In a richly cinematic sequence Campbell arrives in town at night-time, surveying the swill of crookery, drunkenness and debauchery to his left and right.

By his facial expression alone he appears like a cross between Wyatt Earp coming to clean up Tombstone and the Grim Reaper looking down on Sodom and Gomorrah.

Cillian Murphy, Peaky Blinders

When Campbell addresses his fellow officers he lambasts them for allowing “beggars and thieves” to pollute the locality. Policemen turn a blind eye, the chief charges, as criminals, communists and Fenians ’feed off the pus of corruption, like maggots in a corpse,’ and he solemnly avows his intention to decapitate this “three-headed beast”.Someone’s been cribbing off the Old Testament.

Still, for all his puritanical rhetoric, Campbell is menaced by the shadow of his own guilty conscience. Within his operation he has engaged the talents of the beautiful Grace (Annabelle Welles), a mysterious Galway colleen who’s serving bar while spying on Tommy in the local boozer.

Campbell has her working undercover but there’s enough to suggest he’d really like her under the covers, a mortal failing for which no man on Earth would condemn him, but for which a wrathful God in Heaven just might.

There’s an imaginative weave across the narrative that pitches all the characters not merely up against their foes but up against themselves. All keep a dangerous secret.

Tommy’s boyhood pal and wartime comrade Freddie (Iddo Goldberg) is a Trade Unionist, who is uncowed by tough reputations: “I’m not afraid of Tommy Shelby,” he insists.
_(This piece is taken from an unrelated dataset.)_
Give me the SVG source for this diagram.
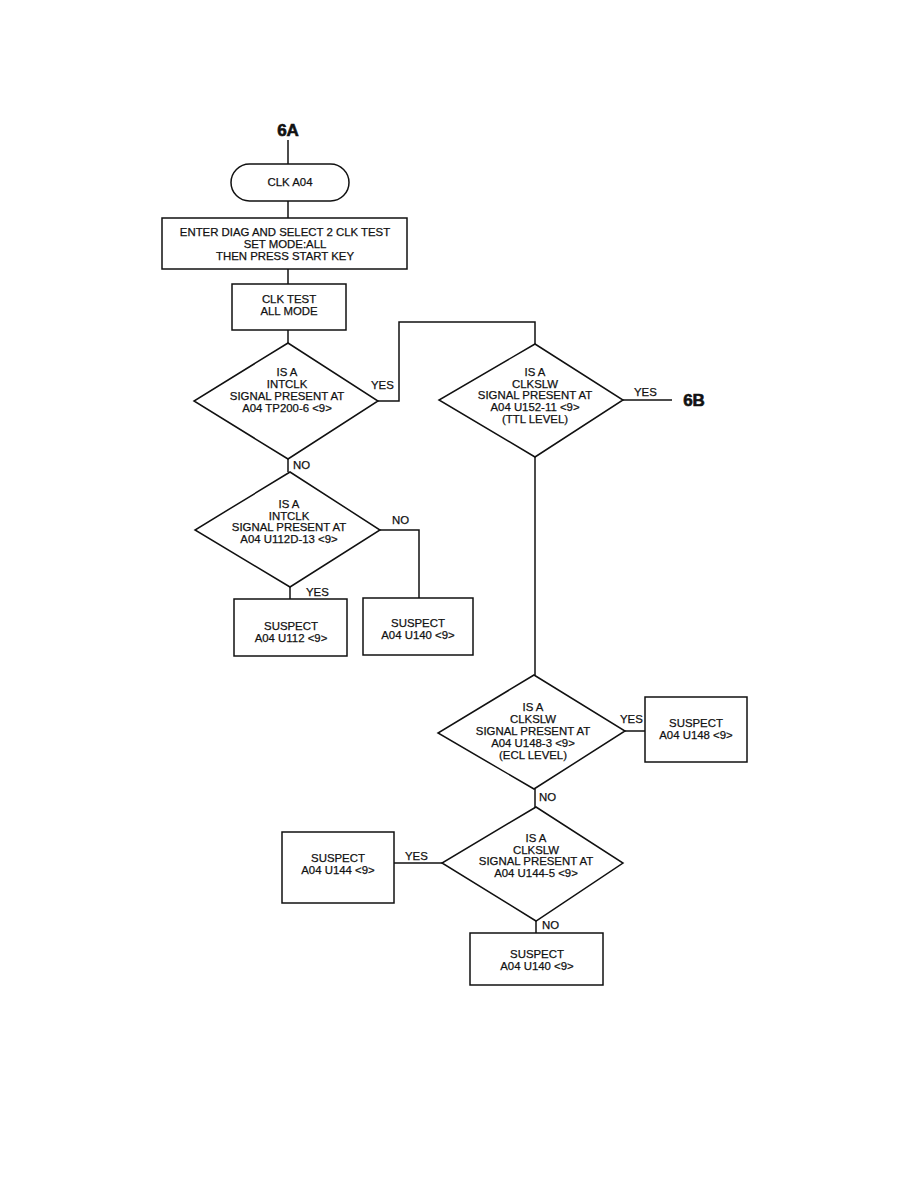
<svg xmlns="http://www.w3.org/2000/svg" width="918" height="1188" viewBox="0 0 918 1188">
<style>
.s{fill:#fff;stroke:#111;stroke-width:1.5}
.c{fill:none;stroke:#111;stroke-width:1.5}
text{font-family:"Liberation Sans",Arial,sans-serif;font-size:11.4px;fill:#111;stroke:#111;stroke-width:0.25;text-anchor:middle}
.l{text-anchor:start}
.b{font-size:17px;font-weight:bold;stroke-width:0.6}
</style>
<rect width="918" height="1188" fill="#fff"/>
<g id="connectors">
<path class="c" d="M288 140V164"/>
<path class="c" d="M288 201V218"/>
<path class="c" d="M288 269V284"/>
<path class="c" d="M288 330V343"/>
<path class="c" d="M378 401H399V322H535V344"/>
<path class="c" d="M623 400H672"/>
<path class="c" d="M288 459V472"/>
<path class="c" d="M380 530H419V598"/>
<path class="c" d="M290 587V599"/>
<path class="c" d="M535 457V675"/>
<path class="c" d="M625 731H645"/>
<path class="c" d="M535 789V807"/>
<path class="c" d="M442 863H394"/>
<path class="c" d="M536 921V933"/>
<text class="l" x="371" y="389">YES</text>
<text class="l" x="634" y="396">YES</text>
<text class="l" x="293" y="469">NO</text>
<text class="l" x="392" y="524">NO</text>
<text class="l" x="306" y="596">YES</text>
<text class="l" x="620" y="723">YES</text>
<text class="l" x="539" y="801">NO</text>
<text class="l" x="405" y="860">YES</text>
<text class="l" x="542" y="929">NO</text>
</g>
<g id="lbl6A"><text class="b" x="288" y="136">6A</text></g>
<g id="lbl6B"><text class="b" x="694" y="406">6B</text></g>
<g id="start">
<rect class="s" x="231" y="164" width="118" height="37" rx="18.5"/>
<text x="290" y="186">CLK A04</text>
</g>
<g id="enter">
<rect class="s" x="162" y="218" width="245" height="51"/>
<text x="285" y="236">ENTER DIAG AND SELECT 2 CLK TEST</text>
<text x="285" y="248">SET MODE:ALL</text>
<text x="285" y="260">THEN PRESS START KEY</text>
</g>
<g id="clktest">
<rect class="s" x="232" y="284" width="114" height="46"/>
<text x="289" y="303">CLK TEST</text>
<text x="289" y="315">ALL MODE</text>
</g>
<g id="d1">
<polygon class="s" points="288,343 378,401 288,459 194,401"/>
<text x="287" y="376">IS A</text>
<text x="287" y="388">INTCLK</text>
<text x="287" y="400">SIGNAL PRESENT AT</text>
<text x="287" y="412">A04 TP200-6 &lt;9&gt;</text>
</g>
<g id="d2">
<polygon class="s" points="535,344 623,400 535,457 439,400"/>
<text x="535" y="376">IS A</text>
<text x="535" y="388">CLKSLW</text>
<text x="535" y="399">SIGNAL PRESENT AT</text>
<text x="535" y="411">A04 U152-11 &lt;9&gt;</text>
<text x="535" y="423">(TTL LEVEL)</text>
</g>
<g id="d3">
<polygon class="s" points="290,472 380,530 290,587 195,530"/>
<text x="289" y="508">IS A</text>
<text x="289" y="520">INTCLK</text>
<text x="289" y="531">SIGNAL PRESENT AT</text>
<text x="289" y="543">A04 U112D-13 &lt;9&gt;</text>
</g>
<g id="u112">
<rect class="s" x="234" y="599" width="113" height="57"/>
<text x="291" y="630">SUSPECT</text>
<text x="291" y="642">A04 U112 &lt;9&gt;</text>
</g>
<g id="u140a">
<rect class="s" x="363" y="598" width="110" height="57"/>
<text x="418" y="627">SUSPECT</text>
<text x="418" y="639">A04 U140 &lt;9&gt;</text>
</g>
<g id="d4">
<polygon class="s" points="534,675 625,731 534,789 438,733"/>
<text x="533" y="711">IS A</text>
<text x="533" y="723">CLKSLW</text>
<text x="533" y="735">SIGNAL PRESENT AT</text>
<text x="533" y="747">A04 U148-3 &lt;9&gt;</text>
<text x="533" y="759">(ECL LEVEL)</text>
</g>
<g id="u148">
<rect class="s" x="645" y="697" width="102" height="65"/>
<text x="696" y="727">SUSPECT</text>
<text x="696" y="739">A04 U148 &lt;9&gt;</text>
</g>
<g id="d5">
<polygon class="s" points="536,807 623,863 536,921 442,863"/>
<text x="536" y="842">IS A</text>
<text x="536" y="854">CLKSLW</text>
<text x="536" y="865">SIGNAL PRESENT AT</text>
<text x="536" y="877">A04 U144-5 &lt;9&gt;</text>
</g>
<g id="u144">
<rect class="s" x="282" y="832" width="112" height="71"/>
<text x="338" y="862">SUSPECT</text>
<text x="338" y="874">A04 U144 &lt;9&gt;</text>
</g>
<g id="u140b">
<rect class="s" x="470" y="933" width="133" height="52"/>
<text x="537" y="958">SUSPECT</text>
<text x="537" y="970">A04 U140 &lt;9&gt;</text>
</g>
</svg>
Freddie is furtively courting Tommy’s sister Ada, but perhaps merely as an act of reckless defiance.

Cillian Murphy, Peaky Blinders

But even Tommy himself has a weakness, an opium-smoking habit, and his wariness towards Freddie might stem from a nightmarish memory they share from the Somme.

Characters bristle with unresolved resentment and uncertain trust, and there’s complexity in people’s motives. A battle for status between Tommy and Campbell, pitched across the china cups in a genteel tearoom, almost parallels Jake Gittes (Jack Nicholson) locking morally-ambiguous horns with Noah Cross (John Huston) in Polanski’s Chinatown (1974).

This is drama of uncommon quality and there’s more strong content than there’s room to mention.

Bafta nominations must follow, not just for Murphy and Neil but also for writer Steven Knight and cinematographer George Steel. Whoever chose Nick Cave’s gothic balladry for the soundtrack was also inspired.

Peaky Blinders airs tonight on BBC2 at 9pm and runs every Thursday for six weeks.